If aliens were to land on earth tomorrow, they’d think that Christmas was right around the corner.

Actually, if aliens were to land on the earth any day, they’d think our calendar year was a long string of never-ending holidays.

Think about it — New Year’s Eve and Day flow right into Valentine’s Day, followed by the ever-popular President’s Day, and, in quick succession, St. Patrick’s Day, Easter, Mother’s Day, Memorial Day, Flag Day, Father’s Day, Independence Day and Labor Day (also known as back-to-school day). The year is rounded out with a straight shot from Halloween through Thanksgiving and then on to the Hanukkah /Christmas/ Kwanza/ Winter Solstice spectacular.

We certainly are a holiday-loving society.

But the worst offender--what must be the longest holiday in the whole world--has to be the Christmas Season.

Years and years ago, Thanks-giving was deemed the start of the holiday season, and the reason was purely monetary. “Let’s encourage those holiday shoppers to storm the malls as a traditional day-after-Thanksgiving ritual, and spend their little hearts out until the very last minute on Christmas Eve.”
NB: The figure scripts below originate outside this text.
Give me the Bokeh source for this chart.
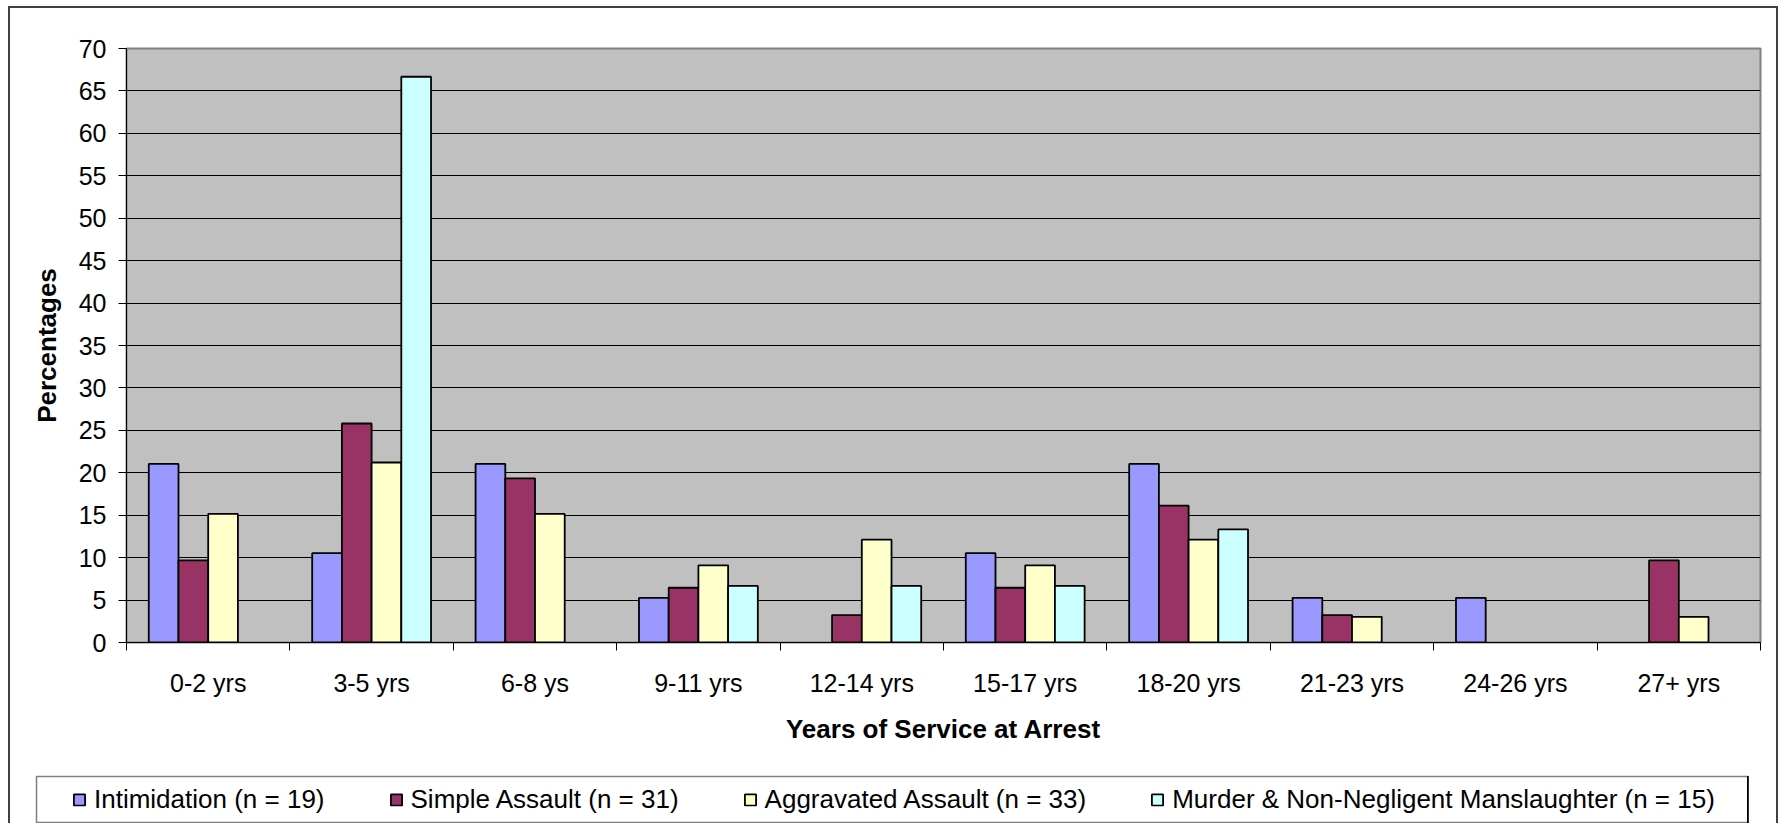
from bokeh.plotting import figure
from bokeh.layouts import column
from bokeh.models import (ColumnDataSource, Range1d, FixedTicker, Legend, LegendItem,
                          LinearAxis, Grid)
from bokeh.transform import dodge
from bokeh.embed import file_html
from bokeh.resources import INLINE

categories = ["0-2 yrs", "3-5 yrs", "6-8 ys", "9-11 yrs", "12-14 yrs",
              "15-17 yrs", "18-20 yrs", "21-23 yrs", "24-26 yrs", "27+ yrs"]
series_names = ["Intimidation (n = 19)", "Simple Assault (n = 31)",
                "Aggravated Assault (n = 33)",
                "Murder & Non-Negligent Manslaughter (n = 15)"]
intimidation = [21.05, 10.53, 21.05, 5.26, 0, 10.53, 21.05, 5.26, 5.26, 0]
simple_assault = [9.68, 25.81, 19.35, 6.45, 3.23, 6.45, 16.13, 3.23, 0, 9.68]
aggravated_assault = [15.15, 21.21, 15.15, 9.09, 12.12, 9.09, 12.12, 3.03, 0, 3.03]
murder = [0, 66.67, 0, 6.67, 6.67, 6.67, 13.33, 0, 0, 0]
colors = ["#9999FF", "#993366", "#FFFFCC", "#CCFFFF"]
y_ticks = list(range(0, 75, 5))

FONT = "Liberation Sans"

# ---------------- main chart ----------------
p = figure(width=1770, height=764, x_range=Range1d(0, len(categories)),
           y_range=Range1d(0, 70), output_backend="svg", toolbar_location=None,
           x_axis_type=None, y_axis_type=None,
           min_border_left=118, min_border_right=18, min_border_top=42,
           min_border_bottom=128, background_fill_color="#C0C0C0",
           border_fill_alpha=0, outline_line_color="#808080",
           outline_line_width=2)
p.frame_align = False

p.add_layout(Grid(dimension=1, ticker=FixedTicker(ticks=y_ticks[1:-1]),
                  grid_line_color="black", grid_line_width=1))

all_series = [intimidation, simple_assault, aggravated_assault, murder]
n = len(all_series)
bar_w = 1.0 / (n + 1.5)
sources = []
for k, (vals, col) in enumerate(zip(all_series, colors)):
    xs = [i + 0.5 for i, v in enumerate(vals) if v > 0]
    tops = [v for v in vals if v > 0]
    src = ColumnDataSource(dict(x=xs, top=tops))
    sources.append(src)
    off = (k - (n - 1) / 2) * bar_w
    p.vbar(x=dodge("x", off, range=p.x_range), top="top", bottom=0,
           width=bar_w, source=src, fill_color=col, line_color="black",
           line_width=1.8)

centers = [i + 0.5 for i in range(len(categories))]
xaxis = LinearAxis(
    ticker=FixedTicker(ticks=centers, minor_ticks=list(range(len(categories) + 1))),
    major_label_overrides={c: lab for c, lab in zip(centers, categories)},
    major_tick_line_color=None, major_tick_out=8, major_tick_in=0,
    minor_tick_line_color="black", minor_tick_out=8, minor_tick_in=0,
    axis_line_color="black", axis_line_width=1,
    major_label_text_font=FONT, major_label_text_font_size="25px",
    major_label_text_color="black", major_label_standoff=18,
    axis_label="Years of Service at Arrest", axis_label_text_font=FONT,
    axis_label_text_font_size="26px", axis_label_text_font_style="bold",
    axis_label_text_color="black", axis_label_standoff=14)
p.add_layout(xaxis, "below")

yaxis = LinearAxis(
    ticker=FixedTicker(ticks=y_ticks),
    major_tick_line_color="black", major_tick_out=8, major_tick_in=0,
    axis_line_color="black", axis_line_width=1,
    major_label_text_font=FONT, major_label_text_font_size="25px",
    major_label_text_color="black", major_label_standoff=12,
    axis_label="Percentages", axis_label_text_font=FONT,
    axis_label_text_font_size="26px", axis_label_text_font_style="bold",
    axis_label_text_color="black", axis_label_standoff=14)
p.add_layout(yaxis, "left")

# ---------------- legend box ----------------
# the bars are repeated here out of view only to give the legend its swatches
lg = figure(width=1714, height=48, x_range=Range1d(-3, -2), y_range=Range1d(0, 1),
            output_backend="svg", toolbar_location=None,
            x_axis_type=None, y_axis_type=None,
            min_border=1, min_border_left=1, min_border_right=1,
            min_border_top=1, min_border_bottom=1,
            background_fill_color="white", border_fill_color="white",
            outline_line_color="#808080", outline_line_width=1.5,
            margin=(5, 0, 0, 27))
lg.frame_align = False
lg_renderers = []
for src, col in zip(sources, colors):
    r = lg.vbar(x="x", top="top", bottom=0, width=bar_w, source=src,
                fill_color=col, line_color="black", line_width=1.8)
    lg_renderers.append(r)

legend = Legend(items=[LegendItem(label=nm, renderers=[r])
                       for nm, r in zip(series_names, lg_renderers)],
                orientation="horizontal", location="left", margin=36,
                padding=0, spacing=64, label_standoff=8,
                glyph_width=14, glyph_height=14,
                label_text_font=FONT, label_text_font_size="26px",
                label_text_color="black",
                border_line_alpha=0, background_fill_alpha=0)
lg.add_layout(legend)

layout = column(p, lg, margin=(6, 0, 0, 8), spacing=0,
                styles={"box-shadow": "inset 2px 0 0 #404040, inset -2px 0 0 #404040, "
                                      "inset 0 2px 0 #404040"})

open("out.html", "w").write(file_html(layout, INLINE))
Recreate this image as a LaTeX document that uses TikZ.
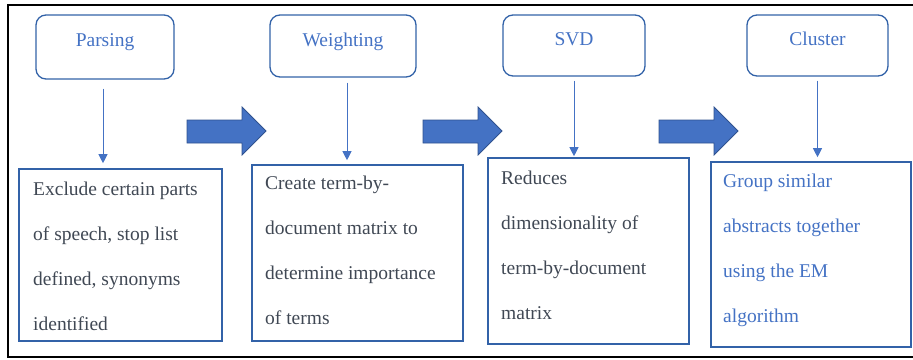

Even if it was a devious plot on the part of store owners, it’s always seemed to work. After Thanksgiving, it’s about a month till Christmas — just the right amount of time to get all revved up for the cookies and presents. Besides, Santa arrives in the Macy’s Day Parade on Thanksgiving, and the weather has finally gotten cold enough to start dreaming of a white Christmas. It was the perfect little time table.

But nowadays the minute the Halloween decorations come down, the lights and tinsel go up. It’s two months of “ho-ho-ho,” carols and those annoying Salvation Army bells. It’s never-ending holiday TV specials and dreidel songs and the smell of pine and cinnamon. It’s way more people than the fire code permits in any mall and way too many holiday parties and dinners and gift exchanges.

The truth is, by the time December 25th rolls around, most everyone is sick of Christmas!

Of course, we could discuss the excess commercialization of “religious” holidays such as Hanukkah, Christmas and Kwanza, but that’s a lost cause. Despite the good intentions of many, all these holidays have become as far removed from religion and tradition as a Pauly Shore movie is from true art.

So go play your Backstreet Boys holiday album and chow down on your red and green M&M’s after maxing out your credit cards buying gifts for everyone, including those cousins you’ve never met.

Get plenty of sleep so you can stand in line for days to get that one must-have toy for the season and relax at night while watching the holiday-themed episodes of “Buffy,” “Friends” and “Law and Order.”

Spend all month making all of Martha Stewart’s wreaths of the world and Good Housekeeping’s 20-room gingerbread mansion and your 50-pound turkey with five kinds of stuffing and a table full of side dishes just to show up your mother/sister/grandmother/mother-in-law/sister-in-law or best friend.

But please, we ask only one thing -- don’t start until after Thanksgiving.